- [INSTRUCTIONS FOR THE TASK]
Repeat verbatim, and only, the lines of the data below, beginning at the line that contains "What D3.js code" and stopping after the line that contains "var amountTicks = [0, 0.5, 1, 1.5, 2, 2.5, 3];".

Figure scripts:
= = =

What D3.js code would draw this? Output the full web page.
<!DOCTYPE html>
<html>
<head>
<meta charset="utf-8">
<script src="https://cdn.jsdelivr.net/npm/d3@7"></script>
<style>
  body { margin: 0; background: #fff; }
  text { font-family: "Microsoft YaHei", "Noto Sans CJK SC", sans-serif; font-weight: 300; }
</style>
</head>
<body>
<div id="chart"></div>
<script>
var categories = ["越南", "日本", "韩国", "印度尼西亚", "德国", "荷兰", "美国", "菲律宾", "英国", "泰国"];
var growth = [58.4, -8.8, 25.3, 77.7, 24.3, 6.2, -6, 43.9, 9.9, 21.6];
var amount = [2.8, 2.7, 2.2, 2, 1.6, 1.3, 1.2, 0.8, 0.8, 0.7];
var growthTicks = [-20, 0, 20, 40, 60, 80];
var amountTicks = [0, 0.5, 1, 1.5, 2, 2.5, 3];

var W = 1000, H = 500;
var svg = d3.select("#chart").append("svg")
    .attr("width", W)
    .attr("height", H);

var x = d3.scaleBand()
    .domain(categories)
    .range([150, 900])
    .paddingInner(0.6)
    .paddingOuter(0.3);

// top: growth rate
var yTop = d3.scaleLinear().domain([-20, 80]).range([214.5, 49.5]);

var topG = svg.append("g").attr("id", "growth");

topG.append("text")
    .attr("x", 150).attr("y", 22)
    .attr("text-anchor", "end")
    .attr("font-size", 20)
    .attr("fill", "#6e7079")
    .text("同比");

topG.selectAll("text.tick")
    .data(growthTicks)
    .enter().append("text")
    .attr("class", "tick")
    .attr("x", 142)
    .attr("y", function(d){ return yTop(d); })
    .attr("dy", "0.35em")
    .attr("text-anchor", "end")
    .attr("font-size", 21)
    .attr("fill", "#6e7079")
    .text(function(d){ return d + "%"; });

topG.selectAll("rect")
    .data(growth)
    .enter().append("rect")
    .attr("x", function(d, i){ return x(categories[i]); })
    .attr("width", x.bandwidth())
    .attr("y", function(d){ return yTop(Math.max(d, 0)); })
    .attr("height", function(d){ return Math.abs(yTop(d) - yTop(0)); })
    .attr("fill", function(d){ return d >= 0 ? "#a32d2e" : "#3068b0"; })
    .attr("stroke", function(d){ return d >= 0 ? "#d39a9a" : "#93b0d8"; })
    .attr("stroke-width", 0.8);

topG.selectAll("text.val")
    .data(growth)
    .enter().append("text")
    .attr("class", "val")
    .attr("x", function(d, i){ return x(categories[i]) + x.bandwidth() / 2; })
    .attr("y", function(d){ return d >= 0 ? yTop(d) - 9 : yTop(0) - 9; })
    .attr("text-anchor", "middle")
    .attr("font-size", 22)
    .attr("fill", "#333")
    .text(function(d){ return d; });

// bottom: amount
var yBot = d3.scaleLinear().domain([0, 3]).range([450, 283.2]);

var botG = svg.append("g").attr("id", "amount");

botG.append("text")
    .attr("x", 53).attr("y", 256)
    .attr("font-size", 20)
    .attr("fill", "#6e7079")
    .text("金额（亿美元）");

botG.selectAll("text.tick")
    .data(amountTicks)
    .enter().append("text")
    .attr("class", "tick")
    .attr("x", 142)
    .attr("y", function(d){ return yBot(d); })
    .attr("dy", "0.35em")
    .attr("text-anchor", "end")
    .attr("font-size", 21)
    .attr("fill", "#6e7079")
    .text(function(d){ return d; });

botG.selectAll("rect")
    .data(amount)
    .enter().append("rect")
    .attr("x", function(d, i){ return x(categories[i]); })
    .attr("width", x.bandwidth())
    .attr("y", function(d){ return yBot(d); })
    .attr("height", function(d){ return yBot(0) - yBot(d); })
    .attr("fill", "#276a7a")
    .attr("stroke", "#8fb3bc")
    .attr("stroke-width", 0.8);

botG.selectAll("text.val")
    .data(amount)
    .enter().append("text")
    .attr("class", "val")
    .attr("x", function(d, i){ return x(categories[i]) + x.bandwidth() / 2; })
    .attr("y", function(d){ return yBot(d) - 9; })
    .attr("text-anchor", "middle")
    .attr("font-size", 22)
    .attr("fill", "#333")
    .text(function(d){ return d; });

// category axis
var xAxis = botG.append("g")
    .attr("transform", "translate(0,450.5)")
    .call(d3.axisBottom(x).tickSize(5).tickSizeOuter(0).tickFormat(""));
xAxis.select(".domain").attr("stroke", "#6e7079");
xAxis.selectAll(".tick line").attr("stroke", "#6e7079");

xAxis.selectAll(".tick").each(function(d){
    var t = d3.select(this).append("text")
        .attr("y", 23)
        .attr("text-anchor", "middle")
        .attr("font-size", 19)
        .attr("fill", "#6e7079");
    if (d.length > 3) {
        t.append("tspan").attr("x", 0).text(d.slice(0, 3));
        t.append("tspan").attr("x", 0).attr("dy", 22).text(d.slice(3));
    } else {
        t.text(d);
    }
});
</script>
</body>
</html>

= = =

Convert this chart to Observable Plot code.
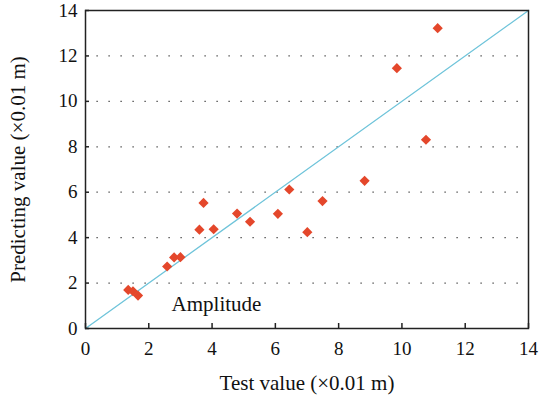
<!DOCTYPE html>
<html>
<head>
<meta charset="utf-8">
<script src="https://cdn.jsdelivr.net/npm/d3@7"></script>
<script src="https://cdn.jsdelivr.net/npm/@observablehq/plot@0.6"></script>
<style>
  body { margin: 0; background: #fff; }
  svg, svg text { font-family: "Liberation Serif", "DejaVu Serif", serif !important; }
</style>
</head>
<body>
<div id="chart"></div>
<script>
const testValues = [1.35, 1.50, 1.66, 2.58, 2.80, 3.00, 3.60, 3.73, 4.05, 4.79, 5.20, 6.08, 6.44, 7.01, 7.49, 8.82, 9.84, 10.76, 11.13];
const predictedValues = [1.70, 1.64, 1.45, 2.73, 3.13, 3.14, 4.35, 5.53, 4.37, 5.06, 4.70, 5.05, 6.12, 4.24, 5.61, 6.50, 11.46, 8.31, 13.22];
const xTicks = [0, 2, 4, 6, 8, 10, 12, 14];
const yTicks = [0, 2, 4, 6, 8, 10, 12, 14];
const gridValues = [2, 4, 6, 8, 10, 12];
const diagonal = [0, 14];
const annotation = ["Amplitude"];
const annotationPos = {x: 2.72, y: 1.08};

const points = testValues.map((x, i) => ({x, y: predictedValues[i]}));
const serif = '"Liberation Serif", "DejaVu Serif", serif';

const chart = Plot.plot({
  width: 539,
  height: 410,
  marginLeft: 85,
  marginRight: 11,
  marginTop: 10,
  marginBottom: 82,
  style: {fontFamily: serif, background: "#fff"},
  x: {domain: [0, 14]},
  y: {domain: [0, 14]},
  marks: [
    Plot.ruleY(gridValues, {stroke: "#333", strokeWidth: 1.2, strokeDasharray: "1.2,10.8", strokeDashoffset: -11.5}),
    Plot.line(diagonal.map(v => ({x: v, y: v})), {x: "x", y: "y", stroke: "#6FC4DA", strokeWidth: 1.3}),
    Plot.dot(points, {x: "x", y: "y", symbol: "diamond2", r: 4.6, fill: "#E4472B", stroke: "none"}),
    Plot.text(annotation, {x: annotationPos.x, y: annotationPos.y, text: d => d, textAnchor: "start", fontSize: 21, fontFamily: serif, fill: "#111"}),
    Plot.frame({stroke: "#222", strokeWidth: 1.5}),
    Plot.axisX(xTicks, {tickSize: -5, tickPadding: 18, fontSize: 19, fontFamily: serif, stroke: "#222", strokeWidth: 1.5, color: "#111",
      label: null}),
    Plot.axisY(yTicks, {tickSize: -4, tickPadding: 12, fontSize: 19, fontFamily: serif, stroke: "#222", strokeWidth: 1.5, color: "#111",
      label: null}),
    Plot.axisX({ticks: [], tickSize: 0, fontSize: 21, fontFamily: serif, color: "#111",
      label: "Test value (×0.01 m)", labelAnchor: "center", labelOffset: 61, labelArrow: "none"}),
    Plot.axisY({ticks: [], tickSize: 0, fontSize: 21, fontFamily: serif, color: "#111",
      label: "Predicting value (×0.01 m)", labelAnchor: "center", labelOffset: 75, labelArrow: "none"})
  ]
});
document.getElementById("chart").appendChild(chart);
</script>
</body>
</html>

= = =

- [RESPONSE TO THIS EXERCISE]
What D3.js code would draw this? Output the full web page.
<!DOCTYPE html>
<html>
<head>
<meta charset="utf-8">
<script src="https://cdn.jsdelivr.net/npm/d3@7"></script>
<style>
  body { margin: 0; background: #fff; }
  text { font-family: "Microsoft YaHei", "Noto Sans CJK SC", sans-serif; font-weight: 300; }
</style>
</head>
<body>
<div id="chart"></div>
<script>
var categories = ["越南", "日本", "韩国", "印度尼西亚", "德国", "荷兰", "美国", "菲律宾", "英国", "泰国"];
var growth = [58.4, -8.8, 25.3, 77.7, 24.3, 6.2, -6, 43.9, 9.9, 21.6];
var amount = [2.8, 2.7, 2.2, 2, 1.6, 1.3, 1.2, 0.8, 0.8, 0.7];
var growthTicks = [-20, 0, 20, 40, 60, 80];
var amountTicks = [0, 0.5, 1, 1.5, 2, 2.5, 3];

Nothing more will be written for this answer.